Le collectif achève cet état des lieux en expliquant ne plus pouvoir, au vu de la situation sanitaire et sécuritaire, poursuivre le travail bénévole cet été.

« Nous venons de mener une énième bataille, épuisante, pour faire rétablir les quelques points d'eau mis à disposition des migrants, sans compter que, pour la deuxième année consécutive, le Ville de Paris ferme pour l'été les bains-douches des environs. Les conditions d'hygiène sont extrêmement préoccupantes. »

Elles et ils en appellent, encore une fois, à la mobilisation collective et individuelle pour accueillir dignement les personnes que l'État laisse mourir en Méditerranée, dans les Pyrénées ou sur les trottoirs de la ville dite lumière.

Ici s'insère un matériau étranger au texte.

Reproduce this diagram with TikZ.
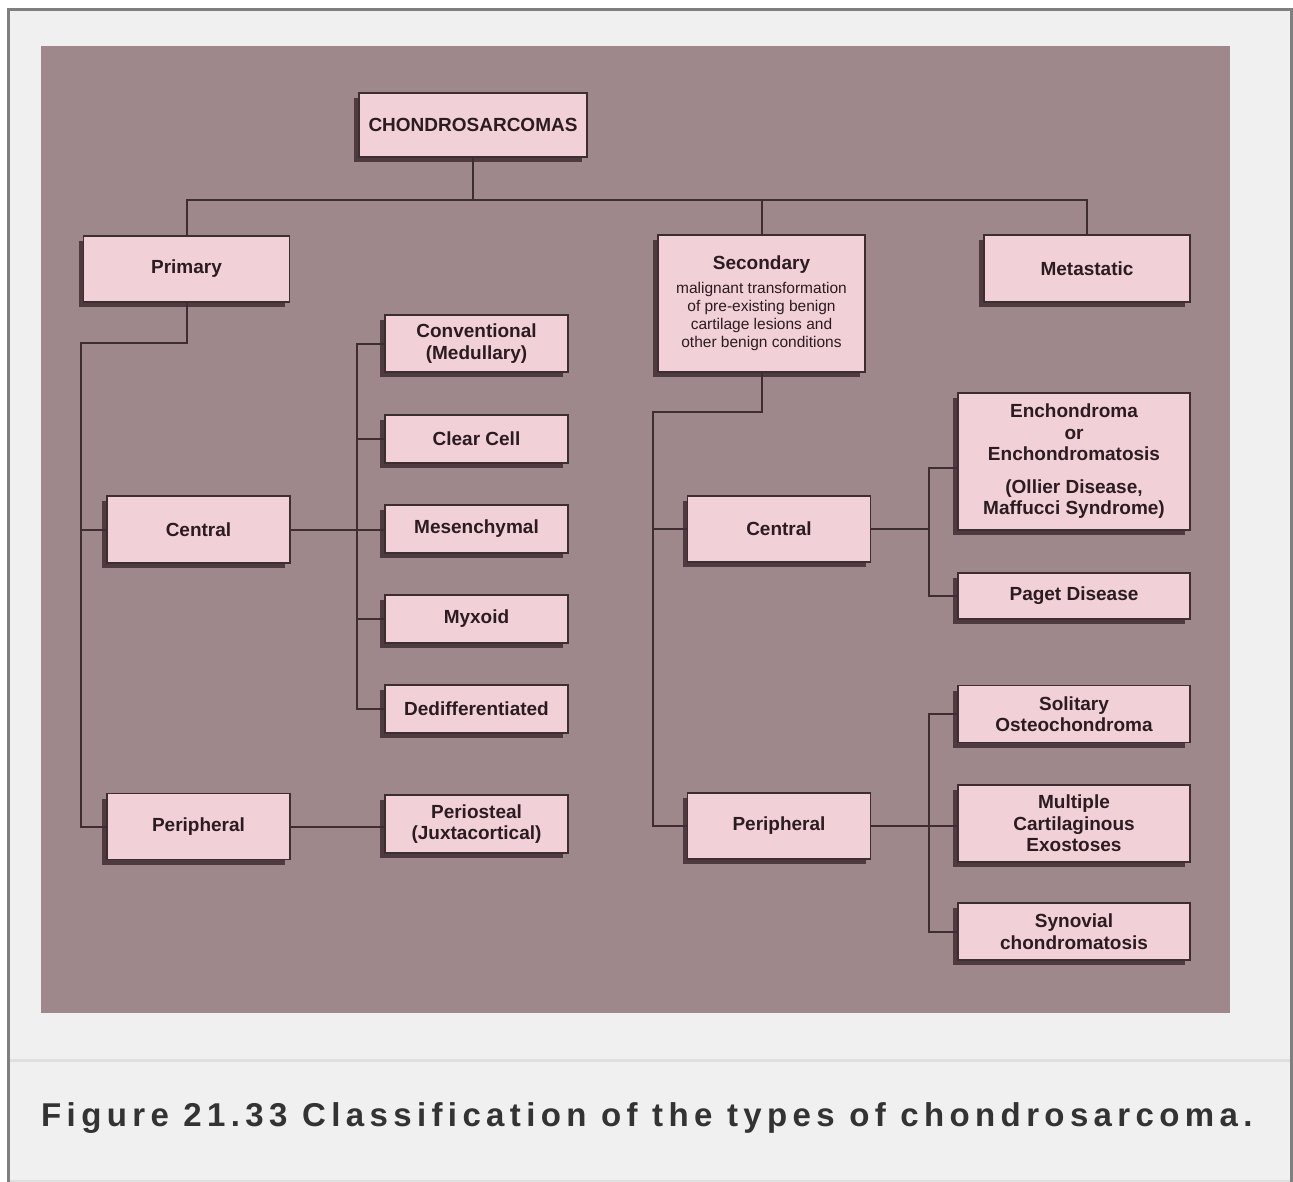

Sans émotion et sans colère, donc, mais avec une triste lucidité : « Cela fait quatre mois que je suis ici, dans la rue, il ne me reste que les os et les veines. Il ne me reste que l'âme. » Ces propos sont ceux d'un des nombreux mineurs isolés qui errent à la dérive dans les squares et les jardins de la Goutte-d'Or à Paris.

« Sans émotion et sans colère, mais avec gravité » : ce sont les mots de la poétesse grecque Niki Giannari, que m'a fait connaître notre collègue Mathilde Panot, quand elle parle de ces spectres qui hantent l'Europe.

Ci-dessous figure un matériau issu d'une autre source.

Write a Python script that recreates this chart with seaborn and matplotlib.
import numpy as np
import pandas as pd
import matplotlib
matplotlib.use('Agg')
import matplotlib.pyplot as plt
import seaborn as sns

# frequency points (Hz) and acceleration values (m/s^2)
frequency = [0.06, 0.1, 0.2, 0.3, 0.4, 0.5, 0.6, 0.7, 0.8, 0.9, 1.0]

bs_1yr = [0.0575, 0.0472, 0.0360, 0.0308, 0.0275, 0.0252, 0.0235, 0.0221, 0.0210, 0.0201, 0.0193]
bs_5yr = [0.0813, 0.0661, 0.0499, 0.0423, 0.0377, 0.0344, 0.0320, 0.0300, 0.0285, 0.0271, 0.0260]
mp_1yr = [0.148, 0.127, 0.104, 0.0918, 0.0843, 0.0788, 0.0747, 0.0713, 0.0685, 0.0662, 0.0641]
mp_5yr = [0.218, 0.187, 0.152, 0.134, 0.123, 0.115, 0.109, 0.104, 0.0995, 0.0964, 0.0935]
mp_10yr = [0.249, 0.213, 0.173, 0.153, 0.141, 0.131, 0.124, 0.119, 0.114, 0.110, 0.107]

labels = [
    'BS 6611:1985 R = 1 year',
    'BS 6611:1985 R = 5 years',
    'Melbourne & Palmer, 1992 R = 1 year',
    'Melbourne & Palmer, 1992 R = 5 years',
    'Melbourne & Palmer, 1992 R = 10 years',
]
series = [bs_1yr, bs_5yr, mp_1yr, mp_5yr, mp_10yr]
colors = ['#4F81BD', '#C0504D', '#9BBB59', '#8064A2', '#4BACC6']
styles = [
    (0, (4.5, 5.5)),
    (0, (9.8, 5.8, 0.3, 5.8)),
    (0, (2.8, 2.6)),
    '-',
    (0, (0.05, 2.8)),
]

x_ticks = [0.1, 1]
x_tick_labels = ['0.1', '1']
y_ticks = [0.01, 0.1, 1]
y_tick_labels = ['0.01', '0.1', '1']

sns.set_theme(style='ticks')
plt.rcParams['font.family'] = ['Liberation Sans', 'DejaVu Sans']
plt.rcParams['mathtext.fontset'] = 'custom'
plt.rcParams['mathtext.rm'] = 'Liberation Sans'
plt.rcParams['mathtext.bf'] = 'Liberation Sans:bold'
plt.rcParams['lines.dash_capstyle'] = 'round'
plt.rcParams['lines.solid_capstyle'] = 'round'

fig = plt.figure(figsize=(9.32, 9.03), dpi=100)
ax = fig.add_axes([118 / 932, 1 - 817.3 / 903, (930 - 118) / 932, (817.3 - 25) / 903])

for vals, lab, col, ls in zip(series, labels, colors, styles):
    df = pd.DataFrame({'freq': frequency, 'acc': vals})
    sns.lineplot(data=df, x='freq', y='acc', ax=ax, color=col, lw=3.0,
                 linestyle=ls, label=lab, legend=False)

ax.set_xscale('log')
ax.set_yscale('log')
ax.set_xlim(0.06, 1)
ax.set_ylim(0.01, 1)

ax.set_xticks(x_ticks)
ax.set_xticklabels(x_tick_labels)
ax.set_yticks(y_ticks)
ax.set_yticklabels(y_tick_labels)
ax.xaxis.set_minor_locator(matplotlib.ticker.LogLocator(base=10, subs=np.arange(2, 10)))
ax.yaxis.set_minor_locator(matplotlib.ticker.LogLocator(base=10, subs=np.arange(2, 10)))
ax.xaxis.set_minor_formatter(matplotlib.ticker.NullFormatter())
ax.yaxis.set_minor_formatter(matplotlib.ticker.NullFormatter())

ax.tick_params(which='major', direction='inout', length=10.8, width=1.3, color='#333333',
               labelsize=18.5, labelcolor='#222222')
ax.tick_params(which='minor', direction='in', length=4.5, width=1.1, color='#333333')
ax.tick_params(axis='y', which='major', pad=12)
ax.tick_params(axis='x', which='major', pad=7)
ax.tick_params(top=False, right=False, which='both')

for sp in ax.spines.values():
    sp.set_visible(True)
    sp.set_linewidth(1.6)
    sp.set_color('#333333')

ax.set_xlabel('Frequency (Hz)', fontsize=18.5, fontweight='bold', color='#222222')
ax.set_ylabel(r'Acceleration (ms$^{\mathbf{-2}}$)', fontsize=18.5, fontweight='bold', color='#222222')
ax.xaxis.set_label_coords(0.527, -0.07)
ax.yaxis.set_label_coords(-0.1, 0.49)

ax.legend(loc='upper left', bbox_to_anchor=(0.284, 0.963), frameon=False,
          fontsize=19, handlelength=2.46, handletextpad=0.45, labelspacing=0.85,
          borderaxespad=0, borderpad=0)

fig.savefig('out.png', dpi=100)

Elle dit : « De temps en temps, [ils] se retournent vers nous, d'une réclamation incompréhensible, absolue, hermétique. Figures insistantes de notre généalogie oubliée, délaissée, personne ne sait où et quand. Dans ce vaste temps de l'attente, dans ce vaste temps, nous enterrons leurs morts à la va-vite. D'autres leur éclairent un passage dans la nuit, d'autres leur crient de s'en aller et crachent sur eux et leur donnent des coups de pied, d'autres encore les visent et vont vite verrouiller leurs maisons. Mais ils continuent, eux, à travers la sujétion dans les rues de cette Europe nécrosée qui "sans cesse amoncelle ruines sur ruines", au moment même où les gens observent le spectacle, depuis les cafés ou les musées, les universités ou les parlements. »

Sans émotion et sans colère, mais avec courage, raison et lucidité, je vous invite, mesdames et messieurs les députés, à voter avec nous contre ce projet de loi.